Laghi - profilo


One of the Lanzo Valleys less known features, evidence of the great habitat variety they offer, is the presence of almost a hundred lakes, spread on the three main valleys. Large or small, with clear or murky waters, alpine lakes are a permanent feature of the Lanzo Valleys mountain landscape.

Famous and popular due to its easy accessibility, the scenic Monastero Lake is nestled among pastures and rhododendrons.

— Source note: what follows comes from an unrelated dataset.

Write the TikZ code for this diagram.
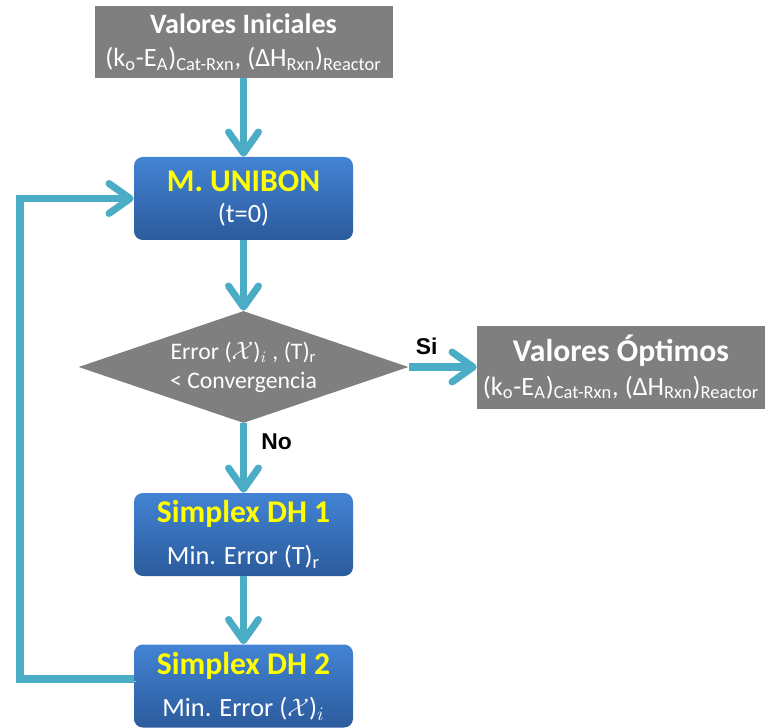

In the Val Grande we must recall the many lakes of the high Vassola lateral valley, in a wild and austere environment, among pastures and sheep rocks. The Gran Lago, the biggest natural lake of the Lanzo Valleys, is, among others, in the nearby Unghiasse valley. Other small lakes mitigate the high mountain landscape in the next Vercellina and Sagnasse lateral valleys. Other lakes are found on the opposite slope, along the GTA trail, in the Trione valley.

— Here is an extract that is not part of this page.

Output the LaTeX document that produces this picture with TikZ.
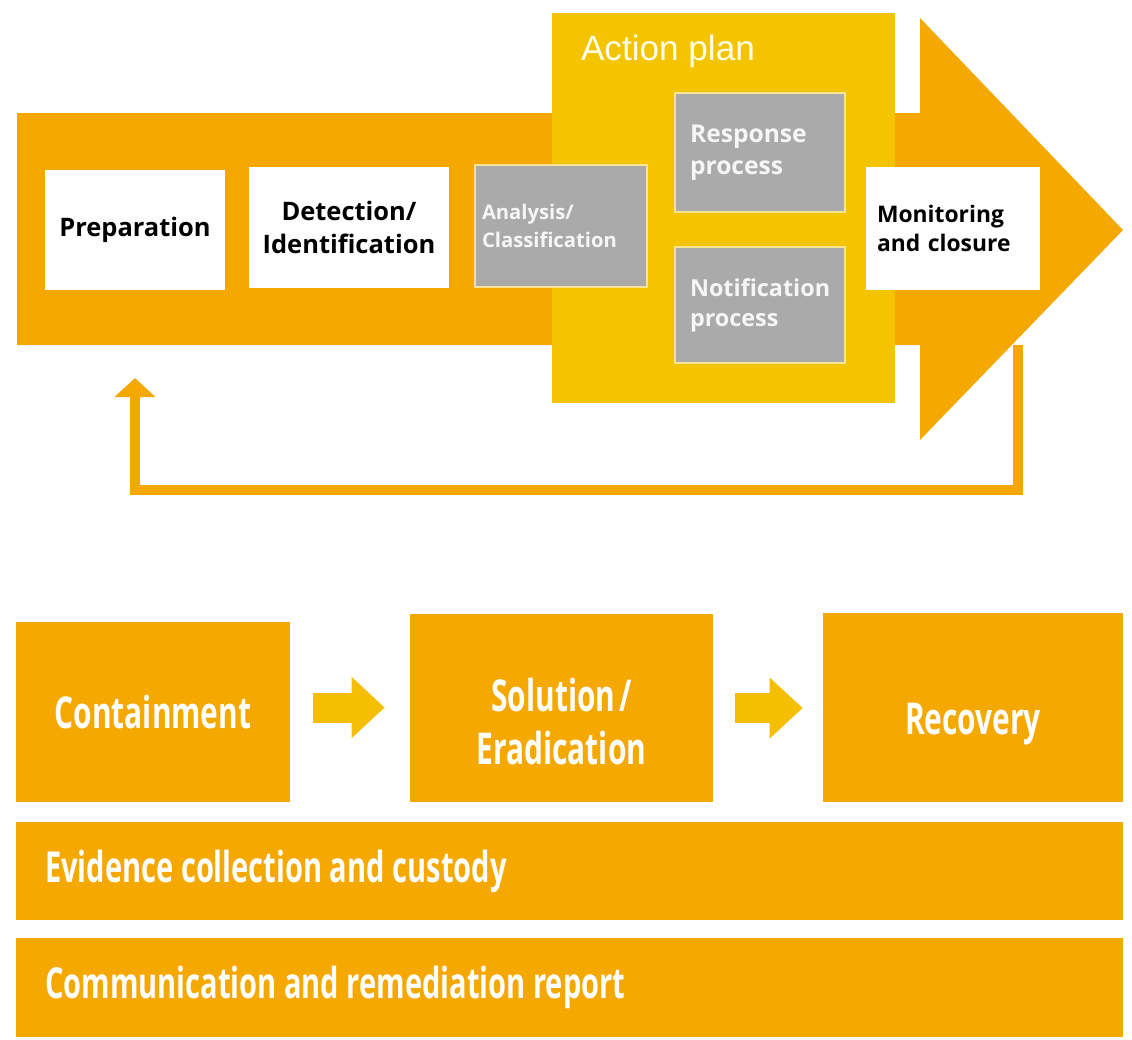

At the Val d’Ala head are the Vasuero, Ru and Mercurin lakes, nestled in a rocky and wild environment, on the Uja di Mondrone slopes, the Verdi, Paschiet and Afframont lakes in the Paschiet lateral valley.  In the Vallonetto small valley you will find the pretty Lago Casias and the faraway, iced almost the year around, Laghi Bianchi, isolated and not very popular. The Lago della Rossa is a classical hike starting from Rifugio Gastandi: it is a wide artificial lake between Val d’Ala and Val di Viù.

Nearby these two valleys watershed, on a plateau, there are the Lusignetto, Viana and the very beautiful Ovarda lakes.

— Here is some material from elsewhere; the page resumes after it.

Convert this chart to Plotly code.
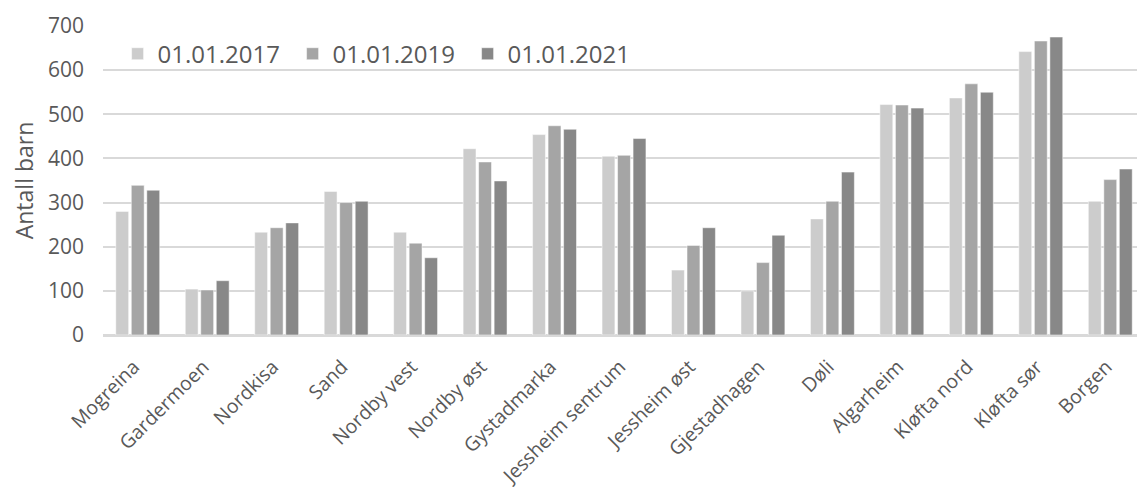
import plotly.graph_objects as go

categories = ["Mogreina", "Gardermoen", "Nordkisa", "Sand", "Nordby vest", "Nordby øst",
              "Gystadmarka", "Jessheim sentrum", "Jessheim øst", "Gjestadhagen", "Døli",
              "Algarheim", "Kløfta nord", "Kløfta sør", "Borgen"]
v2017 = [280, 104, 233, 325, 233, 422, 454, 405, 147, 100, 263, 522, 537, 642, 303]
v2019 = [339, 102, 243, 300, 208, 392, 474, 407, 203, 164, 303, 521, 569, 666, 352]
v2021 = [328, 123, 254, 303, 175, 349, 466, 445, 243, 226, 369, 514, 550, 675, 376]
series_names = ["01.01.2017", "01.01.2019", "01.01.2021"]
colors = ["#CCCCCC", "#A5A5A5", "#888888"]
yticks = [0, 100, 200, 300, 400, 500, 600, 700]

FONT = "Open Sans"
TXT = "#595959"

fig = go.Figure()
for name, vals, col in zip(series_names, [v2017, v2019, v2021], colors):
    fig.add_trace(go.Bar(x=categories, y=vals, name=name,
                         marker=dict(color=col, line=dict(color="white", width=0.5))))

# page body has an 8px margin, so the figure is sized/positioned to compensate
fig.update_layout(
    width=1137, height=483,
    margin=dict(l=95, r=0, t=18, b=156),
    paper_bgcolor="white", plot_bgcolor="white",
    barmode="group", bargap=0.33, bargroupgap=0.17,
    font=dict(family=FONT, color=TXT, size=18),
    legend=dict(orientation="h", x=0.014, y=0.909, xanchor="left", yanchor="middle",
                font=dict(size=24, color=TXT, family=FONT),
                bgcolor="rgba(0,0,0,0)", entrywidth=130, entrywidthmode="pixels",
                traceorder="normal"),
    showlegend=True,
)
fig.update_xaxes(tickangle=-45, tickfont=dict(size=19.5, color=TXT, family=FONT),
                 showgrid=False, showline=True, linecolor="#D9D9D9", linewidth=1.5,
                 ticks="", ticklabelstandoff=11, ticklabelshift=-4, automargin=False)
fig.update_yaxes(range=[0, 700], tickvals=yticks, showgrid=True, gridcolor="#D9D9D9",
                 gridwidth=1.5, zeroline=True, zerolinecolor="#D9D9D9", zerolinewidth=1.5,
                 tickfont=dict(size=21, color=TXT, family=FONT), ticks="",
                 ticklabelstandoff=18,
                 title=dict(text="Antall barn", font=dict(size=23, color=TXT, family=FONT),
                            standoff=10),
                 automargin=False)

fig.write_html("out.html")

A small lake is in the basin at the base of the Civrari summits in Val di Viù. The pretty Peraciaval lakes are in the Arnas lateral valley, nearby the Rifugio Cibrario. The small and remote Falin lake is in the valley climbing from Usseglio to the artificial Malciaussia basin. Uphill from Lago di Malciaussia, the Lago Nero, rich in legends, is, as far as size is concerned, second to Unghiasse Gran Lago only. In the small Turlo valley the are the very small Turlo lakes. The Autaret lakes, nearly always iced, are almost on the borderline with France.

This is a simple overview of how many and which lakes you may find in the Lanzo Valleys. The best thing to do is, as usual, go hiking and discover them personally.